Disclaimer: The information in this post is not intended to be and does not constitute investment or financial advice. You should not make any decision based on the information presented without conducting independent due diligence
Funnily enough, Blackstone was actually an early backer of Blackrock, and sold its stake far far too early in ‘95 (a mistake Schwarzman described as his worst business decision ever). It’s entertaining to think of Blackstone’s fund of funds as basically an attempt to remedy this mistake.

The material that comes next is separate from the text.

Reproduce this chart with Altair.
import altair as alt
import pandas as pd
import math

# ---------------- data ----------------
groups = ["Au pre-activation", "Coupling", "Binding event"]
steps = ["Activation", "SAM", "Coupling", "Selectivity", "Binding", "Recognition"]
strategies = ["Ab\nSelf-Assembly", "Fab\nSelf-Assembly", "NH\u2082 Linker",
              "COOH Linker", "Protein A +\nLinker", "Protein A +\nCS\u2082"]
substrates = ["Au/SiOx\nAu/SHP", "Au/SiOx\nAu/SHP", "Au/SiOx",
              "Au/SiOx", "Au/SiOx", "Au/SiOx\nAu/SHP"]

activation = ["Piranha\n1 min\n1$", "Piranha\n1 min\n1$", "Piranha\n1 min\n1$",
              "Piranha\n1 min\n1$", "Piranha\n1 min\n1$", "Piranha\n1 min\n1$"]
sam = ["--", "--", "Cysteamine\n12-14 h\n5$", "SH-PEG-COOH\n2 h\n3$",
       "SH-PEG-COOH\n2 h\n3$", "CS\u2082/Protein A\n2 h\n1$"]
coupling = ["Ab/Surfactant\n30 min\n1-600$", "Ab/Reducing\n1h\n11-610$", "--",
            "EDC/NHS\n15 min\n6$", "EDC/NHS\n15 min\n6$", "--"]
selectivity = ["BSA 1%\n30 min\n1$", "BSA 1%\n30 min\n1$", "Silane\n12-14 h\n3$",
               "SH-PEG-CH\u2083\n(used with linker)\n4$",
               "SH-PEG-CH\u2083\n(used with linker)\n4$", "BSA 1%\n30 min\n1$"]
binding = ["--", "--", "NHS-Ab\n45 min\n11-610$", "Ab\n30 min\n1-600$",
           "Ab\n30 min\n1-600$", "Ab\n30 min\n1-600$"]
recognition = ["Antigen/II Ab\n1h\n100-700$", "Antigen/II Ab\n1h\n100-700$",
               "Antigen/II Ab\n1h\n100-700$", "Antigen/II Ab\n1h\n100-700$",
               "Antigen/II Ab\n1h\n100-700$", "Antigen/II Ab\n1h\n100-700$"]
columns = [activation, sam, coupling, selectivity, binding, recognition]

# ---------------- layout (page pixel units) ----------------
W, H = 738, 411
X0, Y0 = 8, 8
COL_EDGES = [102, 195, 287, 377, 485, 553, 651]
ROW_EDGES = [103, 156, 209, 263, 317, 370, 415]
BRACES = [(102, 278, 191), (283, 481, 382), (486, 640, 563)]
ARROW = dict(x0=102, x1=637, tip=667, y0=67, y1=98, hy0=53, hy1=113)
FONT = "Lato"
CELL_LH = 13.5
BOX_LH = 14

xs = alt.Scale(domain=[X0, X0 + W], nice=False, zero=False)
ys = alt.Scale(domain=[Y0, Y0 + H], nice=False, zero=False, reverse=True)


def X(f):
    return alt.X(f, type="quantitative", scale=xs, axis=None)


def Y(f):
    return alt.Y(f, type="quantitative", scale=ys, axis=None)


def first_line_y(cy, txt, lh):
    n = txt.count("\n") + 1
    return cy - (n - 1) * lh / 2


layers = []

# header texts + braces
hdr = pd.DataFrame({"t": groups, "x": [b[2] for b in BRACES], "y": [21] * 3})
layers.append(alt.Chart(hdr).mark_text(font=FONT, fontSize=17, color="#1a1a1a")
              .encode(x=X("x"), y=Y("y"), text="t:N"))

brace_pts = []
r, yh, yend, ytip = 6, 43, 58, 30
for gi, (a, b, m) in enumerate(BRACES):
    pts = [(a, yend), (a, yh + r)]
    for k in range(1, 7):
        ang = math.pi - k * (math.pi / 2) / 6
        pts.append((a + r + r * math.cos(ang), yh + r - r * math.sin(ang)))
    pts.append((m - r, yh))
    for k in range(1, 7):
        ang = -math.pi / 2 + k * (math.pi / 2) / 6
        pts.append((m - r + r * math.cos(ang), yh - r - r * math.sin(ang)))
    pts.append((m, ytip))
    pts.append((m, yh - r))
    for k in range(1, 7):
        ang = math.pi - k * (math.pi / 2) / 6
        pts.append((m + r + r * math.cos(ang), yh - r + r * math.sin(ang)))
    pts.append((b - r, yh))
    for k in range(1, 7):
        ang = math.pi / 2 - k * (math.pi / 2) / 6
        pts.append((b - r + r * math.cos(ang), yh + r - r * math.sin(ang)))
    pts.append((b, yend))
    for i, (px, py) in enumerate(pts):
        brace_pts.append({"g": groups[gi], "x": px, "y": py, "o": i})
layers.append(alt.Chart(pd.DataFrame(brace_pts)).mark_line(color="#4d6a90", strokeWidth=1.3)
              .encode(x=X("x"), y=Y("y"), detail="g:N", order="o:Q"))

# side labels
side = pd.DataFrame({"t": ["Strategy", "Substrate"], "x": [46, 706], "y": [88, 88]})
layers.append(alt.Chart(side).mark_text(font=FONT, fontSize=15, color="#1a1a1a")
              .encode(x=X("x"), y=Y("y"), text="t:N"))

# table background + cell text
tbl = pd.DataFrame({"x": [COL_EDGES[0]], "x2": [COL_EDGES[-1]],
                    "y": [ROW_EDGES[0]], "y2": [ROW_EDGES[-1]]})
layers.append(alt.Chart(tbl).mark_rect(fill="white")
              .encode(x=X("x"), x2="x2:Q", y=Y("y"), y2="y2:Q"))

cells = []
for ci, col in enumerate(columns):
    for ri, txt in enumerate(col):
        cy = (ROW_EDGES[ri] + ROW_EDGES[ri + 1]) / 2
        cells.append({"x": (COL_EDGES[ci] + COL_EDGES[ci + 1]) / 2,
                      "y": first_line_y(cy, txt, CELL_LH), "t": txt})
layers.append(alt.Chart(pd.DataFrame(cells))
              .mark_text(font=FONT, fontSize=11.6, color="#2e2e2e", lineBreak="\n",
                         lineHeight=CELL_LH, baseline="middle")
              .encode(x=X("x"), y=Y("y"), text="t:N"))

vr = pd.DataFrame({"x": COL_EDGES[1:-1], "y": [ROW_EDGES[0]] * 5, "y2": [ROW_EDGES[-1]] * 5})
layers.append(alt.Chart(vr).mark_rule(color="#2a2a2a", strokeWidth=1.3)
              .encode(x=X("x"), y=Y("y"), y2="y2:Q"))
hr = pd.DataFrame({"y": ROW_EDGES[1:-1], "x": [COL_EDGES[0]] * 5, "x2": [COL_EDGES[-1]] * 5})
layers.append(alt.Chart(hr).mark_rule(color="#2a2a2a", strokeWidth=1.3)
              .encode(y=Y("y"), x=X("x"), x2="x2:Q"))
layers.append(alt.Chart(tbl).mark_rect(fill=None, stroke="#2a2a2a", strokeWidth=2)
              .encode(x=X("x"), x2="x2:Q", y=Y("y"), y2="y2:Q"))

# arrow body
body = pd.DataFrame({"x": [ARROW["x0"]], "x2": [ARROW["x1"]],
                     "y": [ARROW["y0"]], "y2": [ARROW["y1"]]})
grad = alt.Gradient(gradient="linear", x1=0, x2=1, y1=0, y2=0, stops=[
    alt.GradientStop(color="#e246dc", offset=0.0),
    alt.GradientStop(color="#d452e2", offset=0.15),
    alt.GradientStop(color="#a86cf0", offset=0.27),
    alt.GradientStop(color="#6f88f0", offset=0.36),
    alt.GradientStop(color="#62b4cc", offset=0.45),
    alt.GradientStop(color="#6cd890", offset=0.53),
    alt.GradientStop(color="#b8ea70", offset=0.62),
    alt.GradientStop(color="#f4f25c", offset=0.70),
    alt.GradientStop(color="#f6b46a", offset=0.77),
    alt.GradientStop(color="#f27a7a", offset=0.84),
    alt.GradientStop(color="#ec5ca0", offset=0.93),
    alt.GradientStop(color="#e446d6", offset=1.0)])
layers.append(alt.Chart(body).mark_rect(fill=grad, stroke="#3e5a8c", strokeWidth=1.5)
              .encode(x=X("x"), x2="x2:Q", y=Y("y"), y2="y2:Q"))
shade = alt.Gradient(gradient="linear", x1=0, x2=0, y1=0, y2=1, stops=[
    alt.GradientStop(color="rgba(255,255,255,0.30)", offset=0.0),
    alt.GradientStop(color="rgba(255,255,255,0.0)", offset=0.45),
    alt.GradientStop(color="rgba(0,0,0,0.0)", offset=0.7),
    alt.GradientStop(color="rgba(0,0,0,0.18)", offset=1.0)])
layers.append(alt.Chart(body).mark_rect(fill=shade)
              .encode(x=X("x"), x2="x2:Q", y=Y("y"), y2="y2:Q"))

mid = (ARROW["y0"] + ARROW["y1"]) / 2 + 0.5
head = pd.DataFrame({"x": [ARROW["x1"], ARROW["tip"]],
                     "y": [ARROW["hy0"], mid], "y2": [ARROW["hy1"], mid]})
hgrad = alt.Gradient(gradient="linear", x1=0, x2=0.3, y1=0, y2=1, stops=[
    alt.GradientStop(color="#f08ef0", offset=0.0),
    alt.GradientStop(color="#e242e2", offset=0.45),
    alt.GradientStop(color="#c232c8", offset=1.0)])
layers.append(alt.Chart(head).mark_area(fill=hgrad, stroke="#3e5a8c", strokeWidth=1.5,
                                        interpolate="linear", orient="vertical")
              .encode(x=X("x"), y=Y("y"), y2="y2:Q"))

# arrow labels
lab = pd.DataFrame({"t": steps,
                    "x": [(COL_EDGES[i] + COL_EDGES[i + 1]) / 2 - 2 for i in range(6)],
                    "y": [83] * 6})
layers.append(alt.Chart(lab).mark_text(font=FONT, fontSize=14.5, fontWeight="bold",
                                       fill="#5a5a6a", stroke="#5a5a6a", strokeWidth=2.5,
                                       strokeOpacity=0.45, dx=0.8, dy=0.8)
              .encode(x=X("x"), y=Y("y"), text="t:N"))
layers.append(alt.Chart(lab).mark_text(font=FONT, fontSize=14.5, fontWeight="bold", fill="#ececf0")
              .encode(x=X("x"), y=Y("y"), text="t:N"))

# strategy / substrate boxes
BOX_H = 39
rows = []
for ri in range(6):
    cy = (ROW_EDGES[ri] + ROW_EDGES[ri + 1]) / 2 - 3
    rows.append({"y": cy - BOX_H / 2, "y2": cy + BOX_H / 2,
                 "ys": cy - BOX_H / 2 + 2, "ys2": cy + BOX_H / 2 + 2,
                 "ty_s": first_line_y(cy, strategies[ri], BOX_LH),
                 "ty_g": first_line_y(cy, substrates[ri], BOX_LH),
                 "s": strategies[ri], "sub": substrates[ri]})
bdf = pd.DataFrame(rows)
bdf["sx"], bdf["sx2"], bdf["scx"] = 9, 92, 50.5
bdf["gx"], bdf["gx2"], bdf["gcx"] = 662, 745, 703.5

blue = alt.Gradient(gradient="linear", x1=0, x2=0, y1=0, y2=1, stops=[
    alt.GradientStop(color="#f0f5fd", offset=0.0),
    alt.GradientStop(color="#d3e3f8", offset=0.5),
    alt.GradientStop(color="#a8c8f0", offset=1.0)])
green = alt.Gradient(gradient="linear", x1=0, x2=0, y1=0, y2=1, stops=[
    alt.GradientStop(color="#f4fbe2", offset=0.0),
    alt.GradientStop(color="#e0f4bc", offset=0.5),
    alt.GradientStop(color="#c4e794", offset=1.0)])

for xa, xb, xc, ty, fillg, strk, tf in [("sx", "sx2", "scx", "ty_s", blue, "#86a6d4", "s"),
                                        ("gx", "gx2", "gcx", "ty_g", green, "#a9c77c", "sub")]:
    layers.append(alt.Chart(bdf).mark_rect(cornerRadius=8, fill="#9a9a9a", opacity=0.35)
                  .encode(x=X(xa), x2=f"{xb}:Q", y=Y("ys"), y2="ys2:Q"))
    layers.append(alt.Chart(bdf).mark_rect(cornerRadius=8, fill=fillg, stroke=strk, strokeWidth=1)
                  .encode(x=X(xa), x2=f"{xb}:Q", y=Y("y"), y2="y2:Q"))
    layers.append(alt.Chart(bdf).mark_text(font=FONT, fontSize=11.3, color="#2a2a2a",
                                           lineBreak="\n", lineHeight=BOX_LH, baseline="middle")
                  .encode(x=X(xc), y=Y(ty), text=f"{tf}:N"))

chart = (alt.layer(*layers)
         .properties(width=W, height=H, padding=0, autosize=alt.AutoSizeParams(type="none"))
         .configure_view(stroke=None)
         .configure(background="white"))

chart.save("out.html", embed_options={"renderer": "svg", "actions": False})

Taken from Blackstone’s Q2 2024 Earnings Call.
Q4, 2024 Earnings Call.
Page 5, 2023 Annual Report.
For a scathing critique of private credit as an asset class, check out Dan Rasmussen’s piece for Institutional Investor.
Q3 2024 Earnings Call
There’s a funny argument that this would actually be bad for Blackstone, depending on how much of its private credit business is used to fund dividend recaps for PE funds that need to return capital to investors but have limited liquidity options.